▸ **DATASET SECTION**
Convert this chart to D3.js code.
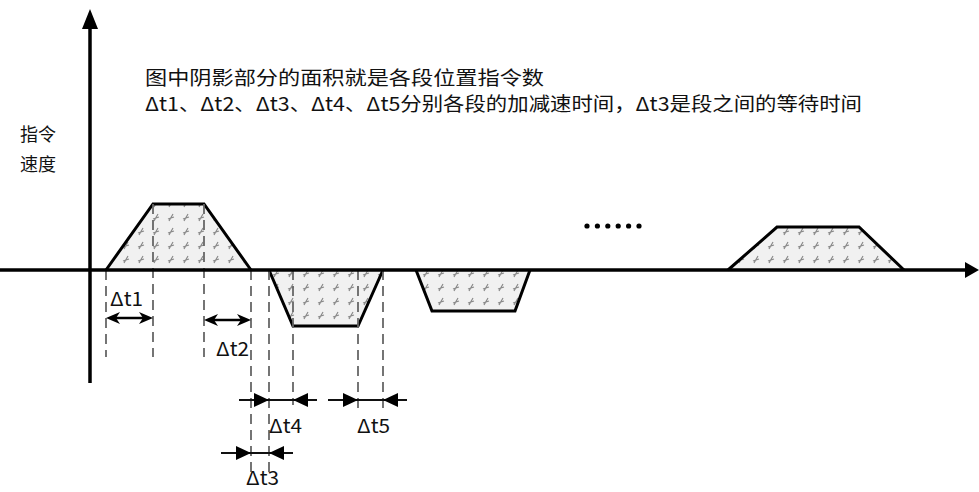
<!DOCTYPE html>
<html>
<head>
<meta charset="utf-8">
<script src="https://cdn.jsdelivr.net/npm/d3@7"></script>
<style>
  body { margin: 0; background: #fff; }
  text { font-family: "Noto Sans CJK SC", "Noto Sans", sans-serif; fill: #111; }
</style>
</head>
<body>
<script>
// 各段的时间拐点（起点、加速结束、减速开始、终点）和速度
const segTimes = [
  [16, 63, 114, 161],
  [179, 203, 268, 293],
  [326, 342, 425, 440],
  [638, 687, 769, 814]
]
const segSpeeds = [66, -56, -41, 43]

// 说明文字
const noteLines = [
  '图中阴影部分的面积就是各段位置指令数',
  'Δt1、Δt2、Δt3、Δt4、Δt5分别各段的加减速时间，Δt3是段之间的等待时间'
]
const yLabel = ['指令', '速度']

const width = 979, height = 492

const svg = d3.select('body').append('svg').attr('width', width).attr('height', height)

const x = d3.scaleLinear().domain([0, 889]).range([90, 979])
const y = d3.scaleLinear().domain([0, 100]).range([270, 170])

// 阴影填充
const pat = svg.append('defs').append('pattern')
  .attr('id', 'hatch').attr('patternUnits', 'userSpaceOnUse')
  .attr('width', 15).attr('height', 14)
pat.append('rect').attr('width', 15).attr('height', 14).attr('fill', '#f1f1f1')
pat.append('path').attr('d', 'M4,11 L8,4 M6,8 L9,7 M3,9 L6,8')
  .attr('stroke', '#8a8a8a').attr('stroke-width', 1.2).attr('fill', 'none')

// 辅助虚线：[时间, 起点速度, 下端 y]
const guides = [
  [segTimes[0][0], 0, 357], [segTimes[0][1], segSpeeds[0], 357],
  [segTimes[0][2], segSpeeds[0], 357], [segTimes[0][3], 0, 474],
  [segTimes[1][0], 0, 474], [segTimes[1][1], 0, 405],
  [segTimes[1][2], 0, 412], [segTimes[1][3], 0, 412]
]

// 梯形
const line = d3.line().x(d => x(d[0])).y(d => y(d[1]))
segTimes.forEach((t, i) => {
  const v = segSpeeds[i]
  const pts = [[t[0], 0], [t[1], v], [t[2], v], [t[3], 0]]
  svg.append('path').attr('d', line(pts) + 'Z').attr('fill', 'url(#hatch)').attr('stroke', 'none')
  svg.append('path').attr('d', line(pts)).attr('fill', 'none')
    .attr('stroke', '#000').attr('stroke-width', 3).attr('stroke-linejoin', 'miter')
})

svg.selectAll('line.guide').data(guides).enter().append('line')
  .attr('class', 'guide')
  .attr('x1', d => x(d[0])).attr('x2', d => x(d[0]))
  .attr('y1', d => y(d[1])).attr('y2', d => d[2])
  .attr('stroke', '#666').attr('stroke-width', 1.8).attr('stroke-dasharray', '10,6')

// 坐标轴
svg.append('line').attr('x1', 0).attr('x2', 968).attr('y1', y(0)).attr('y2', y(0))
  .attr('stroke', '#000').attr('stroke-width', 3.5)
svg.append('path').attr('d', `M979,${y(0)} L965,${y(0) - 8} L965,${y(0) + 8} Z`).attr('fill', '#000')
svg.append('line').attr('x1', 90).attr('x2', 90).attr('y1', 383).attr('y2', 24)
  .attr('stroke', '#000').attr('stroke-width', 3.5)
svg.append('path').attr('d', 'M90,9 L82,29 L98,29 Z').attr('fill', '#000')

// 省略号
svg.selectAll('circle.dot').data(d3.range(6)).enter().append('circle')
  .attr('cx', d => 587 + d * 10.4).attr('cy', 226).attr('r', 2.6).attr('fill', '#000')

// 双向箭头（Δt1、Δt2）
function doubleArrow(t0, t1, yy) {
  const a = x(t0), b = x(t1)
  svg.append('line').attr('x1', a + 8).attr('x2', b - 8).attr('y1', yy).attr('y2', yy)
    .attr('stroke', '#000').attr('stroke-width', 2.5)
  svg.append('path').attr('d', `M${a},${yy} L${a + 14},${yy - 6} L${a + 10},${yy} L${a + 14},${yy + 6} Z`).attr('fill', '#000')
  svg.append('path').attr('d', `M${b},${yy} L${b - 14},${yy - 6} L${b - 10},${yy} L${b - 14},${yy + 6} Z`).attr('fill', '#000')
}
// 向内箭头（Δt3、Δt4、Δt5）
function inwardArrow(t0, t1, yy) {
  const a = x(t0), b = x(t1)
  svg.append('line').attr('x1', a - 30).attr('x2', b + 24).attr('y1', yy).attr('y2', yy)
    .attr('stroke', '#111').attr('stroke-width', 1.8)
  svg.append('path').attr('d', `M${a},${yy} L${a - 15},${yy - 7} L${a - 15},${yy + 7} Z`).attr('fill', '#000')
  svg.append('path').attr('d', `M${b},${yy} L${b + 15},${yy - 7} L${b + 15},${yy + 7} Z`).attr('fill', '#000')
}

doubleArrow(segTimes[0][0], segTimes[0][1], 318)
doubleArrow(segTimes[0][2], segTimes[0][3], 320)
inwardArrow(segTimes[0][3], segTimes[1][0], 453)
inwardArrow(segTimes[1][0], segTimes[1][1], 400)
inwardArrow(segTimes[1][2], segTimes[1][3], 400)

const labels = [['Δt1', 110, 306], ['Δt2', 216, 356], ['Δt3', 246, 485], ['Δt4', 269, 433], ['Δt5', 357, 433]]
svg.selectAll('text.dt').data(labels).enter().append('text')
  .attr('class', 'dt').attr('x', d => d[1]).attr('y', d => d[2])
  .attr('font-size', 19).attr('textLength', 33).attr('lengthAdjust', 'spacingAndGlyphs')
  .text(d => d[0])

// 说明文字
svg.append('text').attr('x', 145).attr('y', 85).attr('font-size', 19)
  .attr('textLength', 399).attr('lengthAdjust', 'spacingAndGlyphs').text(noteLines[0])
svg.append('text').attr('x', 145).attr('y', 111).attr('font-size', 19)
  .attr('textLength', 717).attr('lengthAdjust', 'spacingAndGlyphs').text(noteLines[1])

svg.selectAll('text.yl').data(yLabel).enter().append('text')
  .attr('class', 'yl').attr('x', 20).attr('y', (d, i) => 141 + i * 30)
  .attr('font-size', 18).text(d => d)
</script>
</body>
</html>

▸ **STATED TASK**
Each line of the data is to be duplicated exactly; pictures stay out of the copy.

▸ **FINAL RESULT**
Convert this chart to D3.js code.
<!DOCTYPE html>
<html>
<head>
<meta charset="utf-8">
<script src="https://cdn.jsdelivr.net/npm/d3@7"></script>
<style>
  body { margin: 0; background: #fff; }
  text { font-family: "Noto Sans CJK SC", "Noto Sans", sans-serif; fill: #111; }
</style>
</head>
<body>
<script>
// 各段的时间拐点（起点、加速结束、减速开始、终点）和速度
const segTimes = [
  [16, 63, 114, 161],
  [179, 203, 268, 293],
  [326, 342, 425, 440],
  [638, 687, 769, 814]
]
const segSpeeds = [66, -56, -41, 43]

// 说明文字
const noteLines = [
  '图中阴影部分的面积就是各段位置指令数',
  'Δt1、Δt2、Δt3、Δt4、Δt5分别各段的加减速时间，Δt3是段之间的等待时间'
]
const yLabel = ['指令', '速度']

const width = 979, height = 492

const svg = d3.select('body').append('svg').attr('width', width).attr('height', height)

const x = d3.scaleLinear().domain([0, 889]).range([90, 979])
const y = d3.scaleLinear().domain([0, 100]).range([270, 170])

// 阴影填充
const pat = svg.append('defs').append('pattern')
  .attr('id', 'hatch').attr('patternUnits', 'userSpaceOnUse')
  .attr('width', 15).attr('height', 14)
pat.append('rect').attr('width', 15).attr('height', 14).attr('fill', '#f1f1f1')
pat.append('path').attr('d', 'M4,11 L8,4 M6,8 L9,7 M3,9 L6,8')
  .attr('stroke', '#8a8a8a').attr('stroke-width', 1.2).attr('fill', 'none')

// 辅助虚线：[时间, 起点速度, 下端 y]
const guides = [
  [segTimes[0][0], 0, 357], [segTimes[0][1], segSpeeds[0], 357],
  [segTimes[0][2], segSpeeds[0], 357], [segTimes[0][3], 0, 474],
  [segTimes[1][0], 0, 474], [segTimes[1][1], 0, 405],
  [segTimes[1][2], 0, 412], [segTimes[1][3], 0, 412]
]

// 梯形
const line = d3.line().x(d => x(d[0])).y(d => y(d[1]))
segTimes.forEach((t, i) => {
  const v = segSpeeds[i]
  const pts = [[t[0], 0], [t[1], v], [t[2], v], [t[3], 0]]
  svg.append('path').attr('d', line(pts) + 'Z').attr('fill', 'url(#hatch)').attr('stroke', 'none')
  svg.append('path').attr('d', line(pts)).attr('fill', 'none')
    .attr('stroke', '#000').attr('stroke-width', 3).attr('stroke-linejoin', 'miter')
})

svg.selectAll('line.guide').data(guides).enter().append('line')
  .attr('class', 'guide')
  .attr('x1', d => x(d[0])).attr('x2', d => x(d[0]))
  .attr('y1', d => y(d[1])).attr('y2', d => d[2])
  .attr('stroke', '#666').attr('stroke-width', 1.8).attr('stroke-dasharray', '10,6')

// 坐标轴
svg.append('line').attr('x1', 0).attr('x2', 968).attr('y1', y(0)).attr('y2', y(0))
  .attr('stroke', '#000').attr('stroke-width', 3.5)
svg.append('path').attr('d', `M979,${y(0)} L965,${y(0) - 8} L965,${y(0) + 8} Z`).attr('fill', '#000')
svg.append('line').attr('x1', 90).attr('x2', 90).attr('y1', 383).attr('y2', 24)
  .attr('stroke', '#000').attr('stroke-width', 3.5)
svg.append('path').attr('d', 'M90,9 L82,29 L98,29 Z').attr('fill', '#000')

// 省略号
svg.selectAll('circle.dot').data(d3.range(6)).enter().append('circle')
  .attr('cx', d => 587 + d * 10.4).attr('cy', 226).attr('r', 2.6).attr('fill', '#000')

// 双向箭头（Δt1、Δt2）
function doubleArrow(t0, t1, yy) {
  const a = x(t0), b = x(t1)
  svg.append('line').attr('x1', a + 8).attr('x2', b - 8).attr('y1', yy).attr('y2', yy)
    .attr('stroke', '#000').attr('stroke-width', 2.5)
  svg.append('path').attr('d', `M${a},${yy} L${a + 14},${yy - 6} L${a + 10},${yy} L${a + 14},${yy + 6} Z`).attr('fill', '#000')
  svg.append('path').attr('d', `M${b},${yy} L${b - 14},${yy - 6} L${b - 10},${yy} L${b - 14},${yy + 6} Z`).attr('fill', '#000')
}
// 向内箭头（Δt3、Δt4、Δt5）
function inwardArrow(t0, t1, yy) {
  const a = x(t0), b = x(t1)
  svg.append('line').attr('x1', a - 30).attr('x2', b + 24).attr('y1', yy).attr('y2', yy)
    .attr('stroke', '#111').attr('stroke-width', 1.8)
  svg.append('path').attr('d', `M${a},${yy} L${a - 15},${yy - 7} L${a - 15},${yy + 7} Z`).attr('fill', '#000')
  svg.append('path').attr('d', `M${b},${yy} L${b + 15},${yy - 7} L${b + 15},${yy + 7} Z`).attr('fill', '#000')
}

doubleArrow(segTimes[0][0], segTimes[0][1], 318)
doubleArrow(segTimes[0][2], segTimes[0][3], 320)
inwardArrow(segTimes[0][3], segTimes[1][0], 453)
inwardArrow(segTimes[1][0], segTimes[1][1], 400)
inwardArrow(segTimes[1][2], segTimes[1][3], 400)

const labels = [['Δt1', 110, 306], ['Δt2', 216, 356], ['Δt3', 246, 485], ['Δt4', 269, 433], ['Δt5', 357, 433]]
svg.selectAll('text.dt').data(labels).enter().append('text')
  .attr('class', 'dt').attr('x', d => d[1]).attr('y', d => d[2])
  .attr('font-size', 19).attr('textLength', 33).attr('lengthAdjust', 'spacingAndGlyphs')
  .text(d => d[0])

// 说明文字
svg.append('text').attr('x', 145).attr('y', 85).attr('font-size', 19)
  .attr('textLength', 399).attr('lengthAdjust', 'spacingAndGlyphs').text(noteLines[0])
svg.append('text').attr('x', 145).attr('y', 111).attr('font-size', 19)
  .attr('textLength', 717).attr('lengthAdjust', 'spacingAndGlyphs').text(noteLines[1])

svg.selectAll('text.yl').data(yLabel).enter().append('text')
  .attr('class', 'yl').attr('x', 20).attr('y', (d, i) => 141 + i * 30)
  .attr('font-size', 18).text(d => d)
</script>
</body>
</html>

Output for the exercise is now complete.